Julius Pitzman (1837–1923) was a Prussian-born American surveyor and city planner best known for his development of the private, gated neighborhoods in St. Louis, Missouri from 1867 through about 1914.

Originally from Halberstadt, Pitzman came to the U.S. and was educated as a Topographical and Civil Engineer under the tutelage of his brother-in-law, St. Louis City Engineer Charles E. Salomon, and held several posts within the Engineer and Survey offices before lending his services as a lieutenant of Topographical Engineers in the American Civil War.

Badly injured in the war, afterward Pitzman served as St. Louis County Surveyor. During his tenure he helped design Forest Park, along with Maximillian G. Kern.
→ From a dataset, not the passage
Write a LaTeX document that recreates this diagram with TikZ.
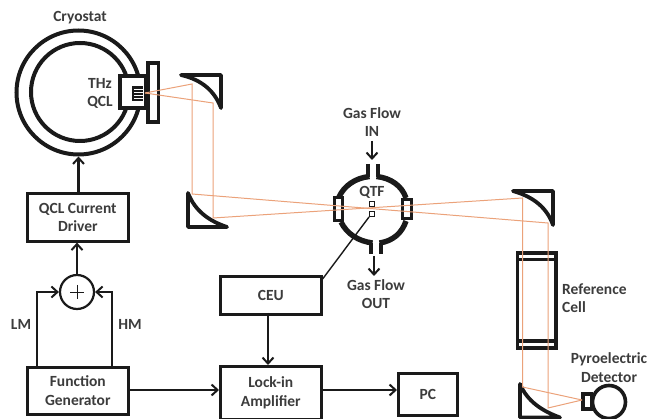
\documentclass[tikz,border=0pt]{standalone}
\usepackage{fontspec}
\setmainfont{Carlito}
\usetikzlibrary{arrows.meta}
\definecolor{ink}{HTML}{1A1A1A}
\definecolor{beamc}{HTML}{EBA27A}
\tikzset{
  x=1pt,y=-1pt,
  every node/.style={font=\fontsize{15.5}{18.5}\selectfont\bfseries,text=ink!85!white,align=center,inner sep=0pt},
  blockbox/.style={draw=ink,line width=2.6pt,fill=white,inner sep=0pt},
  flow/.style={draw=ink,line width=2.2pt,-{Straight Barb[length=6pt,width=11pt,line width=2pt]}},
  part/.style={draw=ink,line width=3.6pt,line join=miter,fill=white},
  mirror/.style={draw=ink,line width=3.8pt,line join=round,fill=white},
  wall/.style={draw=ink,line width=5.4pt},
  stem/.style={draw=ink,line width=3.4pt},
  beam/.style={draw=beamc,line width=1pt}
}
\newcommand{\blk}[5]{\node[blockbox,minimum width=#3pt,minimum height=#4pt,anchor=north west] (#5) at (#1,#2) {};}
\begin{document}
\begin{tikzpicture}
\useasboundingbox (0,0) rectangle (648,419);
% cryostat
\node[draw=ink,line width=4pt,circle,minimum size=124pt] (cryo) at (78.5,92.5) {};
\node[draw=ink,line width=4pt,circle,minimum size=98pt] (cryoin) at (80,92) {};
\node (cryolabel) at (80,18) {Cryostat};
\node (thz) at (100,83) {THz};
\node (qcl) at (100,102) {QCL};
% QCL mount
\draw[part] (120,76) rectangle (146,108);
\draw[part] (148,63) rectangle (158.5,122);
\fill[ink] (132,86) rectangle (143,101);
\foreach \yy in {89,92,95,98} \draw[white,line width=.8pt] (134,\yy) -- (143,\yy);
% mirrors
\draw[mirror] (181,75) -- (221,75) -- (221,108)
  .. controls (215,92) and (203,80) .. cycle;
\draw[mirror] (188,193) -- (188,227) -- (227,227)
  .. controls (209,221) and (195,211) .. cycle;
\draw[mirror] (513,191) -- (553,191) -- (553,225)
  .. controls (547,208) and (534,197) .. cycle;
\draw[mirror] (520,384) -- (520,417.5) -- (560,417.5)
  .. controls (542,411) and (527,401) .. cycle;
% reference cell
\draw[part,line width=3.2pt] (517.5,253) rectangle (556,348);
\draw[draw=ink,line width=3.2pt] (517.5,259.5) -- (556,259.5) (517.5,341) -- (556,341);
% detector
\node[draw=ink,line width=3.6pt,circle,minimum size=33pt,fill=white] (pyro) at (609,402) {};
\draw[part] (583,394) rectangle (591.5,409);
% QTF
\draw[stem] (368,164) -- (368,177);
\draw[stem] (378,164) -- (378,177);
\draw[stem] (371,254) -- (371,243);
\draw[stem] (381,254) -- (381,243);
\draw[wall] (369.5,176.5) .. controls (355,178) and (344,186) .. (339,197);
\draw[wall] (376.5,176.5) .. controls (391,178) and (402,186) .. (406,198);
\draw[wall] (372.5,243) .. controls (358,241) and (347,234) .. (341,222);
\draw[wall] (379.5,243) .. controls (393,241) and (402,233) .. (406,221);
\draw[part,line width=3pt] (334.5,198) rectangle (342.5,220.5);
\draw[part,line width=3pt] (402.5,200) rectangle (411,219);
\node (qtf) at (372,192) {QTF};
\node[draw=ink,line width=.9pt,fill=white,minimum size=5pt] (fork1) at (372,204) {};
\node[draw=ink,line width=.9pt,fill=white,minimum size=5pt] (fork2) at (372,214) {};
% beams
\coordinate (src) at (145,93);
\coordinate (m1a) at (192,84);
\coordinate (m1b) at (213,103);
\coordinate (m2a) at (192,194);
\coordinate (m2b) at (213,218);
\coordinate (m3a) at (522.5,198);
\coordinate (m3b) at (548,223);
\coordinate (m4a) at (522.5,387);
\coordinate (m4b) at (548,408);
\coordinate (det) at (582,400);
\draw[beam] (src) -- (m1a) -- (m2a) -- (m3b) -- (m4b) -- (det);
\draw[beam] (src) -- (m1b) -- (m2b) -- (m3a) -- (m4a) -- (det);
% blocks
\blk{26}{192}{101}{48}{driver}
\node at (driver) {QCL Current\\Driver};
\blk{26}{366}{101}{47}{fgen}
\node at (fgen) {Function\\Generator};
\blk{219}{275}{101}{38}{ceu}
\node at (ceu) {CEU};
\blk{219}{365}{101}{53}{lockin}
\node at (lockin) {Lock-in\\Amplifier};
\blk{397}{372}{59}{42}{pc}
\node at (pc) {PC};
\node[draw=ink,line width=2.2pt,circle,minimum size=34pt] (sum) at (77,292) {};
\draw[draw=ink,line width=.9pt] (70,292) -- (84,292) (77,285) -- (77,299);
% connectors
\draw[flow] (driver.north -| cryo) -- (cryo.south);
\draw[flow] (sum.north) -- (driver.south -| sum);
\coordinate (lmout) at (37,366);
\coordinate (hmout) at (112,366);
\draw[flow] (lmout) -- (37,292) -- (sum.west);
\draw[flow] (hmout) -- (112,292) -- (sum.east);
\draw[flow] (fgen.east |- 0,390) -- (lockin.west |- 0,390);
\draw[flow] (lockin.east |- 0,390) -- (pc.west |- 0,390);
\draw[flow] (268,313) -- (268,365);
\draw[draw=ink,line width=1.4pt] (ceu.north east) ++(0,4) -- (fork2.south west);
\coordinate (inTop) at (372,141);
\coordinate (inEnd) at (372,160);
\draw[flow] (inTop) -- (inEnd);
\coordinate (outTop) at (374,256);
\coordinate (outEnd) at (374,276);
\draw[flow] (outTop) -- (outEnd);
% labels
\node (lm) at (21,324) {LM};
\node (hm) at (130,324) {HM};
\node (gasin) at (372,122) {Gas Flow\\IN};
\node (gasout) at (376,294) {Gas Flow\\OUT};
\node[anchor=west,align=left] (refl) at (562,298) {Reference\\Cell};
\node (pyl) at (609,367.5) {Pyroelectric\\Detector};
\end{tikzpicture}
\end{document}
In addition, he worked closely with many notable architects including Theodore C. Link. Like Link, Pitzman is buried at Bellefontaine Cemetery, and Pitzman Avenue stands between the cemetery and the Mississippi River toward the northeast.

Pitzman's son Frederick Pitzman joined his father's firm in 1912, and the Pitzman Company was still in business in the 1990s.

==Private Places==

Julius Pitzman was directly responsible for the development of the private place in St. Louis, a pioneering land-use concept both legally and in urban form, a direct precursor to the gated community. The idea allowed residential landowners to control real estate speculation and maintain property standards, in an era before the protections of zoning. Pitzman's use of curvilinear streets to maximize privacy and vary views was a novelty in that era.

The National Register of Historic Places nomination for the Parkview Historic District in University City, Missouri states that Pitzman "designed over 47 private streets in the St. Louis area in the fifty years following 1867 and (his) work was an important influence on other city planners and developers."

Pitzman himself planned some of the most affluent neighborhoods in the city, including Portland Place and Westmoreland Place. The Pitzman Company was responsible for the planning of Vandeventer Place, Compton Heights, Benton Place, Washington Terrace, Clifton Heights, and Parkview Place. Many of these developments are well-preserved and still gated, patrolled, and functioning as private enclaves.

Pitzman also designed a portion of the New Mount Sinai Cemetery in Affton, Missouri. He brought curving roads and luxuriant landscaping.